## START

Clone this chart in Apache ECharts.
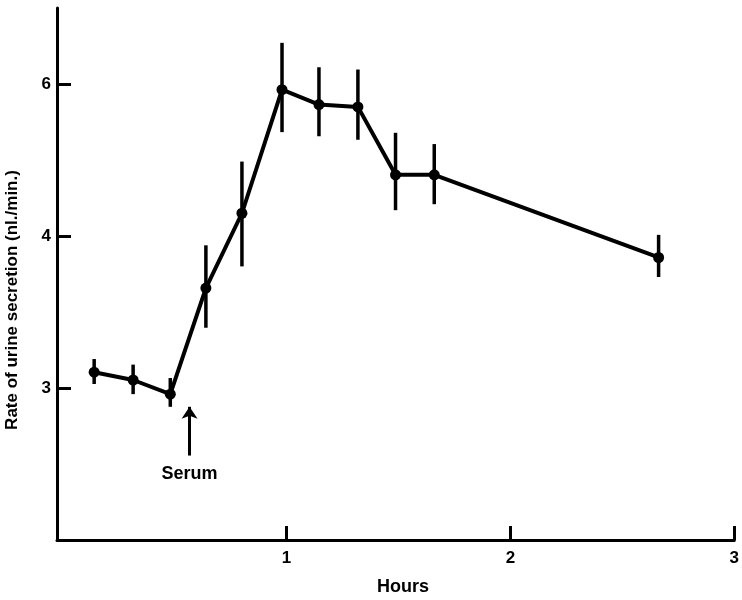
<!DOCTYPE html>
<html><head><meta charset="utf-8">
<script src="https://cdn.jsdelivr.net/npm/echarts@6/dist/echarts.min.js"></script>
<style>html,body{margin:0;background:#fff}#c{width:742px;height:600px}</style>
</head><body><div id="c"></div>
<script>
// Data (hours vs rate of urine secretion, nl./min.)
const hours    = [0.141, 0.315, 0.481, 0.640, 0.801, 0.980, 1.145, 1.319, 1.487, 1.660, 2.662];
const rate     = [3.08, 3.04, 2.97, 3.59, 4.21, 5.89, 5.62, 5.58, 4.62, 4.62, 3.82];
const rateHigh = [3.15, 3.12, 3.05, 3.92, 4.78, 6.94, 6.35, 6.30, 5.17, 5.01, 4.01];
const rateLow  = [3.02, 2.97, 2.91, 3.33, 3.75, 5.18, 5.12, 5.07, 4.24, 4.30, 3.67];
const yTicks = [3, 4, 6];
const xTicks = [1, 2, 3];
const serumHour = 0.567;
const serumArrowFrom = 2.70, serumArrowTo = 2.91, serumLabelAt = 2.63;

// Reciprocal scale: plot -1/rate on a linear axis
const t = r => -1 / r;
const FONT = 'Liberation Sans';

const chart = echarts.init(document.getElementById('c'), null, {renderer: 'canvas'});
chart.setOption({
  animation: false,
  backgroundColor: '#fff',
  grid: {left: 57, right: 5, top: 8, bottom: 60, containLabel: false},
  xAxis: {
    type: 'value', min: -0.025, max: 3,
    axisLine: {onZero: false, lineStyle: {color: '#000', width: 3}},
    axisTick: {show: true, inside: true, length: 14, lineStyle: {color: '#000', width: 3}, customValues: xTicks},
    axisLabel: {customValues: xTicks, color: '#000', fontSize: 17, fontWeight: 'bold', fontFamily: FONT, margin: 10},
    splitLine: {show: false}
  },
  yAxis: {
    type: 'value', min: -5/12, max: -1/8,
    axisLine: {show: true, onZero: false, lineStyle: {color: '#000', width: 3}},
    axisTick: {show: true, inside: true, length: 14, lineStyle: {color: '#000', width: 3}, customValues: yTicks.map(t)},
    axisLabel: {customValues: yTicks.map(t), formatter: v => String(Math.round(-1 / v)), color: '#000', fontSize: 17, fontWeight: 'bold', fontFamily: FONT, margin: 6},
    splitLine: {show: false}
  },
  graphic: [
    {type: 'text', left: 406 - 29, top: 578, style: {text: 'Hours', fill: '#000', font: 'bold 18px "Liberation Sans"'}},
    {type: 'text', x: 4, y: 300, rotation: Math.PI / 2, style: {text: 'Rate of urine secretion (nl./min.)', fill: '#000', font: 'bold 17px "Liberation Sans"', align: 'center', verticalAlign: 'top'}}
  ],
  series: [
    {
      type: 'custom',
      data: hours.map((h, i) => [h, t(rateLow[i]), t(rateHigh[i])]),
      renderItem: (params, api) => {
        const p1 = api.coord([api.value(0), api.value(1)]);
        const p2 = api.coord([api.value(0), api.value(2)]);
        return {type: 'line', shape: {x1: p1[0], y1: p1[1], x2: p2[0], y2: p2[1]}, style: {stroke: '#000', lineWidth: 3.5}};
      },
      z: 3
    },
    {
      type: 'line',
      data: hours.map((h, i) => [h, t(rate[i])]),
      symbol: 'circle', symbolSize: 11,
      itemStyle: {color: '#000'},
      lineStyle: {color: '#000', width: 4},
      z: 4
    },
    {
      type: 'custom',
      data: [[serumHour, t(serumLabelAt)]],
      renderItem: (params, api) => {
        const p = api.coord([api.value(0), api.value(1)]);
        return {type: 'text', x: p[0], y: p[1], style: {text: 'Serum', fill: '#000', font: 'bold 18px "Liberation Sans"', align: 'center', verticalAlign: 'middle'}};
      },
      markLine: {
        silent: true,
        symbol: ['none', 'arrow'], symbolSize: 12,
        label: {show: false},
        lineStyle: {color: '#000', width: 3, type: 'solid'},
        data: [[{coord: [serumHour, t(serumArrowFrom)]}, {coord: [serumHour, t(serumArrowTo)]}]]
      }
    }
  ]
});
</script></body></html>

## END

● **Required work**
Omit every picture while copying the listing above exactly.

● **Reply to the task**
Clone this chart in Apache ECharts.
<!DOCTYPE html>
<html><head><meta charset="utf-8">
<script src="https://cdn.jsdelivr.net/npm/echarts@6/dist/echarts.min.js"></script>
<style>html,body{margin:0;background:#fff}#c{width:742px;height:600px}</style>
</head><body><div id="c"></div>
<script>
// Data (hours vs rate of urine secretion, nl./min.)
const hours    = [0.141, 0.315, 0.481, 0.640, 0.801, 0.980, 1.145, 1.319, 1.487, 1.660, 2.662];
const rate     = [3.08, 3.04, 2.97, 3.59, 4.21, 5.89, 5.62, 5.58, 4.62, 4.62, 3.82];
const rateHigh = [3.15, 3.12, 3.05, 3.92, 4.78, 6.94, 6.35, 6.30, 5.17, 5.01, 4.01];
const rateLow  = [3.02, 2.97, 2.91, 3.33, 3.75, 5.18, 5.12, 5.07, 4.24, 4.30, 3.67];
const yTicks = [3, 4, 6];
const xTicks = [1, 2, 3];
const serumHour = 0.567;
const serumArrowFrom = 2.70, serumArrowTo = 2.91, serumLabelAt = 2.63;

// Reciprocal scale: plot -1/rate on a linear axis
const t = r => -1 / r;
const FONT = 'Liberation Sans';

const chart = echarts.init(document.getElementById('c'), null, {renderer: 'canvas'});
chart.setOption({
  animation: false,
  backgroundColor: '#fff',
  grid: {left: 57, right: 5, top: 8, bottom: 60, containLabel: false},
  xAxis: {
    type: 'value', min: -0.025, max: 3,
    axisLine: {onZero: false, lineStyle: {color: '#000', width: 3}},
    axisTick: {show: true, inside: true, length: 14, lineStyle: {color: '#000', width: 3}, customValues: xTicks},
    axisLabel: {customValues: xTicks, color: '#000', fontSize: 17, fontWeight: 'bold', fontFamily: FONT, margin: 10},
    splitLine: {show: false}
  },
  yAxis: {
    type: 'value', min: -5/12, max: -1/8,
    axisLine: {show: true, onZero: false, lineStyle: {color: '#000', width: 3}},
    axisTick: {show: true, inside: true, length: 14, lineStyle: {color: '#000', width: 3}, customValues: yTicks.map(t)},
    axisLabel: {customValues: yTicks.map(t), formatter: v => String(Math.round(-1 / v)), color: '#000', fontSize: 17, fontWeight: 'bold', fontFamily: FONT, margin: 6},
    splitLine: {show: false}
  },
  graphic: [
    {type: 'text', left: 406 - 29, top: 578, style: {text: 'Hours', fill: '#000', font: 'bold 18px "Liberation Sans"'}},
    {type: 'text', x: 4, y: 300, rotation: Math.PI / 2, style: {text: 'Rate of urine secretion (nl./min.)', fill: '#000', font: 'bold 17px "Liberation Sans"', align: 'center', verticalAlign: 'top'}}
  ],
  series: [
    {
      type: 'custom',
      data: hours.map((h, i) => [h, t(rateLow[i]), t(rateHigh[i])]),
      renderItem: (params, api) => {
        const p1 = api.coord([api.value(0), api.value(1)]);
        const p2 = api.coord([api.value(0), api.value(2)]);
        return {type: 'line', shape: {x1: p1[0], y1: p1[1], x2: p2[0], y2: p2[1]}, style: {stroke: '#000', lineWidth: 3.5}};
      },
      z: 3
    },
    {
      type: 'line',
      data: hours.map((h, i) => [h, t(rate[i])]),
      symbol: 'circle', symbolSize: 11,
      itemStyle: {color: '#000'},
      lineStyle: {color: '#000', width: 4},
      z: 4
    },
    {
      type: 'custom',
      data: [[serumHour, t(serumLabelAt)]],
      renderItem: (params, api) => {
        const p = api.coord([api.value(0), api.value(1)]);
        return {type: 'text', x: p[0], y: p[1], style: {text: 'Serum', fill: '#000', font: 'bold 18px "Liberation Sans"', align: 'center', verticalAlign: 'middle'}};
      },
      markLine: {
        silent: true,
        symbol: ['none', 'arrow'], symbolSize: 12,
        label: {show: false},
        lineStyle: {color: '#000', width: 3, type: 'solid'},
        data: [[{coord: [serumHour, t(serumArrowFrom)]}, {coord: [serumHour, t(serumArrowTo)]}]]
      }
    }
  ]
});
</script></body></html>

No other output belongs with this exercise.